Scambio di accuse tra Salvini e Meloni per la “fatal Verona”. L’idea di un vertice per non dividersi

Paolo Bracalini

Altro che «pace di Verona», com’era stata battezzata al primo turno l’alleanza Lega-Fdi. Dopo il ballottaggio perso clamorosamente nella città scaligera si riapre il varco tra Salvini e la Meloni, che si rinfacciano vicendevolmente la sconfitta, lì ma anche altrove. È un braccio di ferro che va avanti da mesi e che è costato già parecchio al centrodestra e, se non risolto, rischia di portare ad altre sconfitte pesanti (il voto in Sicilia è dietro l’angolo ma gli accordi sono lontani, quello in Lombardia poco più dopo e già si registrano tensioni).

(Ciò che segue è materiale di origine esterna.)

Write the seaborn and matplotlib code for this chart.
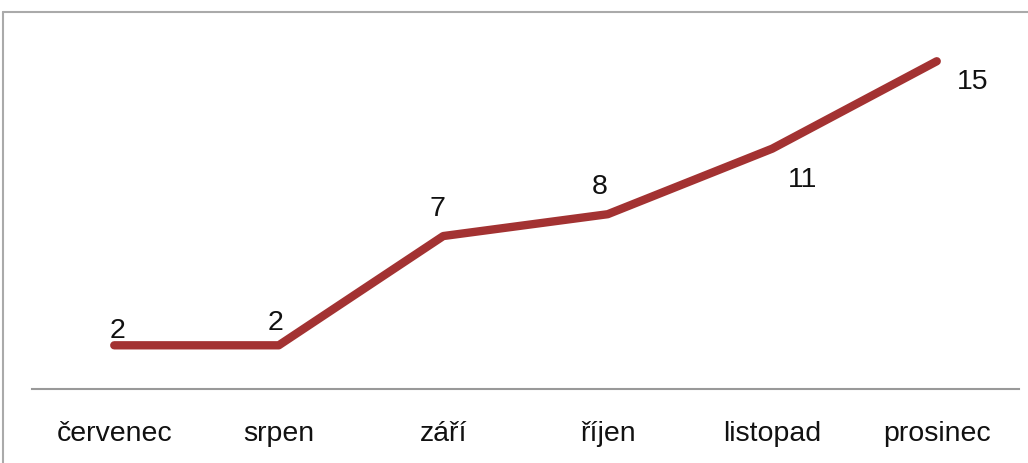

Entrambi i leader, il giorno dopo, non fanno nomi ma è molto chiaro a chi si riferiscano. Dice Salvini: «Non è possibile perdere città importanti perché il centrodestra si divide e sceglie di non allargarsi e di includere altre forze ed energie, per paura, per calcolo o per interesse di parte». Il calcolo e l’interesse di parte sarebbe ovviamente quelli della Meloni, che secondo il leader della Lega sta giocando da tempo una partita tutta per sè, anche a livello nazionale, per aumentare i consensi ai danni degli alleati (e infatti la Meloni commentando i risultati ci tiene a rivendicare che Fdi «ha fatto da traino alla coalizione al primo turno). La sua lettura è tutta all’inverso rispetto a Salvini: «Ho trovato curiosa la polemica sul mancato apparentamento a Verona da parte degli alleati con tanto di attacco al sindaco a urne aperte, mentre a Catanzaro Fdi sosteneva lealmente un candidato che ci aveva negato l’apparentamento. Occorre ricordarsi che l’avversario è sempre la sinistra e mai il partito alleato» commenta la Meloni, secondo la quale (soprattutto) la Lega sarebbe impegnata più a contrastare la crescita di Fdi e ad ostacolare la sua leadership più che a combattere gli avversari di sinistra. L’«attacco al sindaco ad urne aperte» di cui parla è un’altra frecciata diretta a Salvini, che in una intervista domenica mattina aveva dato per perdente Sboarina. I leghisti fanno notare gli errori della Meloni, «già aveva sbagliato alle comunali di Roma puntando su Michetti, Sboarina non ha ubbidito alla sua indicazione di apparentarsi e Musumeci sembra fare di testa sua». Morale leghista: le sue prove da leader di centrodestra non sono granché. I meloniani invece suggeriscono di guardare fuori Verona per vedere le colpe degli alleati: «Ad Alessandria, dove FdI è il primo partito, abbiamo perso con il candidato Lega, e a Monza dove non è stato rieletto il sindaco uscente di FI» dicono dal quartier generale della Meloni.